In the records below, reproduce exactly the lines from the one containing "Reproduce this chart with Plotly." through the one containing "fig = go.Figure()", both included, and omit the pictures.

— start Data supplied —

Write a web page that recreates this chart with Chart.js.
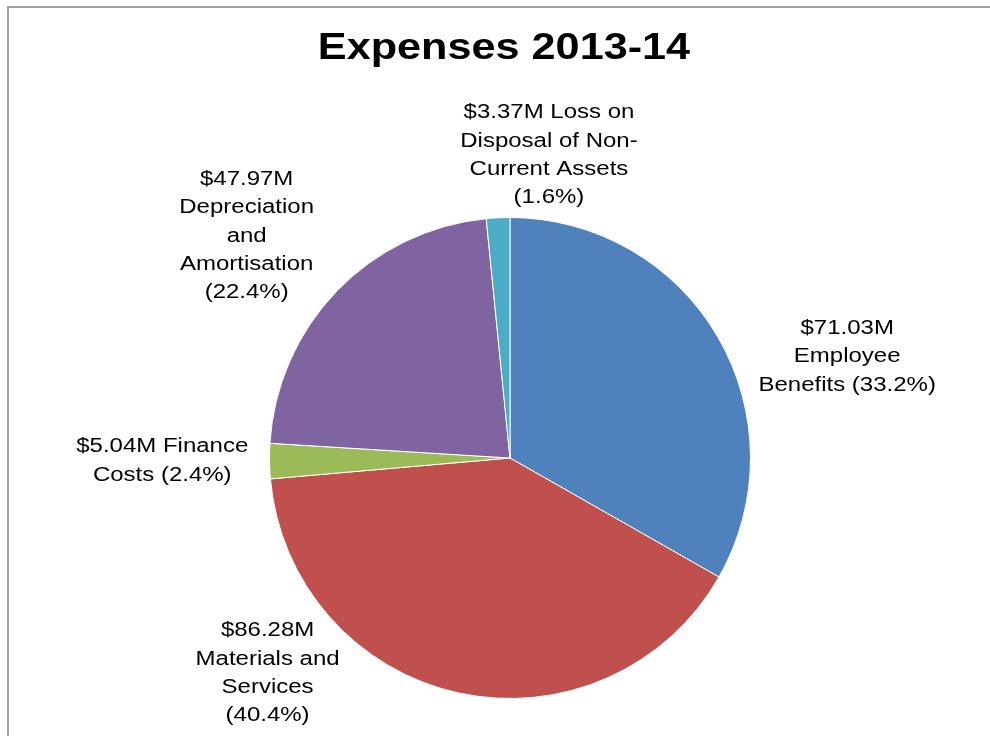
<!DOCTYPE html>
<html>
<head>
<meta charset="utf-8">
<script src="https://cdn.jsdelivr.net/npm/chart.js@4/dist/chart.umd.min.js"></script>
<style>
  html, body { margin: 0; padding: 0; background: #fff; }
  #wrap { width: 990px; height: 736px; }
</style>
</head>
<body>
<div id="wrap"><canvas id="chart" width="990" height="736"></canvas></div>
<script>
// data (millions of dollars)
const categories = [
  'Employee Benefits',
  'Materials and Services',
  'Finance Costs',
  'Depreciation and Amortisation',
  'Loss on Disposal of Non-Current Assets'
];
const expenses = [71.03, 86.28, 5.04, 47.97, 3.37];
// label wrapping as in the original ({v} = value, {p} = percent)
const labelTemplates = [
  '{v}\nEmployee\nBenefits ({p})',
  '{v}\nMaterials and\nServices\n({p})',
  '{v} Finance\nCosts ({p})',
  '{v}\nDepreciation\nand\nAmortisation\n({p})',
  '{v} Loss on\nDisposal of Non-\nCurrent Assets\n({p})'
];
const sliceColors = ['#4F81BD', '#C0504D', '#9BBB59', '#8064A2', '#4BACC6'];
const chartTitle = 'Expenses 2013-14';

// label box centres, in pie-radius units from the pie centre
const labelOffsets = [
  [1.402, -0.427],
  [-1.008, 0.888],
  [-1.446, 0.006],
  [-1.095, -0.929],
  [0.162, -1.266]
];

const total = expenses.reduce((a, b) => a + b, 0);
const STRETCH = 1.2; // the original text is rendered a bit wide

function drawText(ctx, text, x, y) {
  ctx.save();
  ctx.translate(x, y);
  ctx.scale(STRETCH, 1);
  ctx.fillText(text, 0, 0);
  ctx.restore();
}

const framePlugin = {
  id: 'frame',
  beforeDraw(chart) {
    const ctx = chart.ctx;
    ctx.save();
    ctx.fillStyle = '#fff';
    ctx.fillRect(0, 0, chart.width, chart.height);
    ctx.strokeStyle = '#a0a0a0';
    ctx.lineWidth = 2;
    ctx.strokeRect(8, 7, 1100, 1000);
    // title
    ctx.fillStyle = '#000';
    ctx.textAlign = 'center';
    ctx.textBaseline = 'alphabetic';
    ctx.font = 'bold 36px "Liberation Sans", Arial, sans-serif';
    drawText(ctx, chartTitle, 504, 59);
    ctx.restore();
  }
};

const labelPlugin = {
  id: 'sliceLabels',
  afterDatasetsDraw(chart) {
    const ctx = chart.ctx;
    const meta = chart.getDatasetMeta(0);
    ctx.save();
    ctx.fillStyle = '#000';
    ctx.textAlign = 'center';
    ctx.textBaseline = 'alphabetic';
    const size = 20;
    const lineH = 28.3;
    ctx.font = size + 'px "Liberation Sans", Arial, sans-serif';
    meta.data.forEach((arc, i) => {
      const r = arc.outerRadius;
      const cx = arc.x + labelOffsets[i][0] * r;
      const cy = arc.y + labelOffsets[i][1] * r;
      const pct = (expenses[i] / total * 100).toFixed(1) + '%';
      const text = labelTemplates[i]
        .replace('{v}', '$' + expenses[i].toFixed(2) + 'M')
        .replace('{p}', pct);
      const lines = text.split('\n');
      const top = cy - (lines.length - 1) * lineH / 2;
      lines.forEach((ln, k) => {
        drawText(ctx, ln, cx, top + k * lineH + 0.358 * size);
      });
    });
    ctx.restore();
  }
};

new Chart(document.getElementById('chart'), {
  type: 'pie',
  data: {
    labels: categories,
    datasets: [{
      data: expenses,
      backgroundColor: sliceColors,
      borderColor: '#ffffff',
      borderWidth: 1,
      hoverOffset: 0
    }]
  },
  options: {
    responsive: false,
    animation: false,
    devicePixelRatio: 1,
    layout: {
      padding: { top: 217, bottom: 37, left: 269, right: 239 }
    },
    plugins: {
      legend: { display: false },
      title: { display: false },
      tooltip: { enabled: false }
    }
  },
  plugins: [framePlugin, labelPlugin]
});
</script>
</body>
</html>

— end Data supplied —
— start Data supplied —

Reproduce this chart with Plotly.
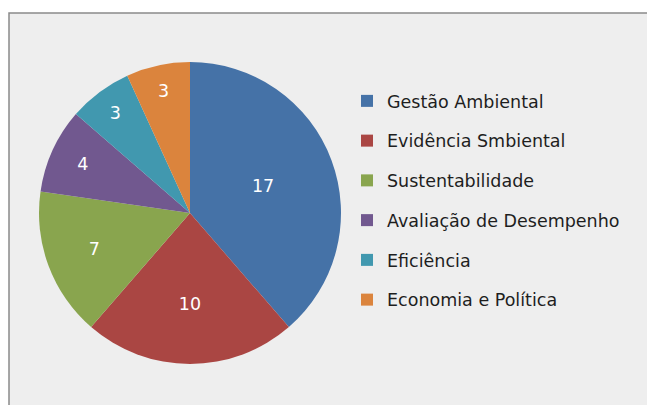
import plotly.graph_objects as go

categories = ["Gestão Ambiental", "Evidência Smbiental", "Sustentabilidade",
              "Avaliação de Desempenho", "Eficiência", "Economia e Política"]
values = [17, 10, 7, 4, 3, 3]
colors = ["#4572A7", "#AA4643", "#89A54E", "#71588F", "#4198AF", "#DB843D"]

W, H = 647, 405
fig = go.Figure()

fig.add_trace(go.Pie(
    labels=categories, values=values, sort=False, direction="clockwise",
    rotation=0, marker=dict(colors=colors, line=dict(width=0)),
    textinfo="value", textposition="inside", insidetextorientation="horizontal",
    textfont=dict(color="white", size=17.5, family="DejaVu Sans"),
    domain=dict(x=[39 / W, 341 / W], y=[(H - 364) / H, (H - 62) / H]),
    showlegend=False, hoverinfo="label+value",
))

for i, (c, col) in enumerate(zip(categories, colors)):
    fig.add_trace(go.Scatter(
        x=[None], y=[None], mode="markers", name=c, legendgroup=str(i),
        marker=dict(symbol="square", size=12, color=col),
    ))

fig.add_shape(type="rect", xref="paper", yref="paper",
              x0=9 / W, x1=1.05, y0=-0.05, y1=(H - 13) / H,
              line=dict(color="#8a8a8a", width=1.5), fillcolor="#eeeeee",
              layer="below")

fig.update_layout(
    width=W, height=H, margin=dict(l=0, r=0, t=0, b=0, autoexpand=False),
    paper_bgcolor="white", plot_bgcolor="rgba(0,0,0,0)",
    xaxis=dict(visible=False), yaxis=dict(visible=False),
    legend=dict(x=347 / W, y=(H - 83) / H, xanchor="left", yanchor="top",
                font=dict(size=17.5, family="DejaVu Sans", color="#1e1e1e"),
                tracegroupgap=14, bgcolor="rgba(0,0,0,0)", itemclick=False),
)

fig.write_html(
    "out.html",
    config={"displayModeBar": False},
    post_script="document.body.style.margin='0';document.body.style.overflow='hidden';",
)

— end Data supplied —

_Exercise answer_
Reproduce this chart with Plotly.
import plotly.graph_objects as go

categories = ["Gestão Ambiental", "Evidência Smbiental", "Sustentabilidade",
              "Avaliação de Desempenho", "Eficiência", "Economia e Política"]
values = [17, 10, 7, 4, 3, 3]
colors = ["#4572A7", "#AA4643", "#89A54E", "#71588F", "#4198AF", "#DB843D"]

W, H = 647, 405
fig = go.Figure()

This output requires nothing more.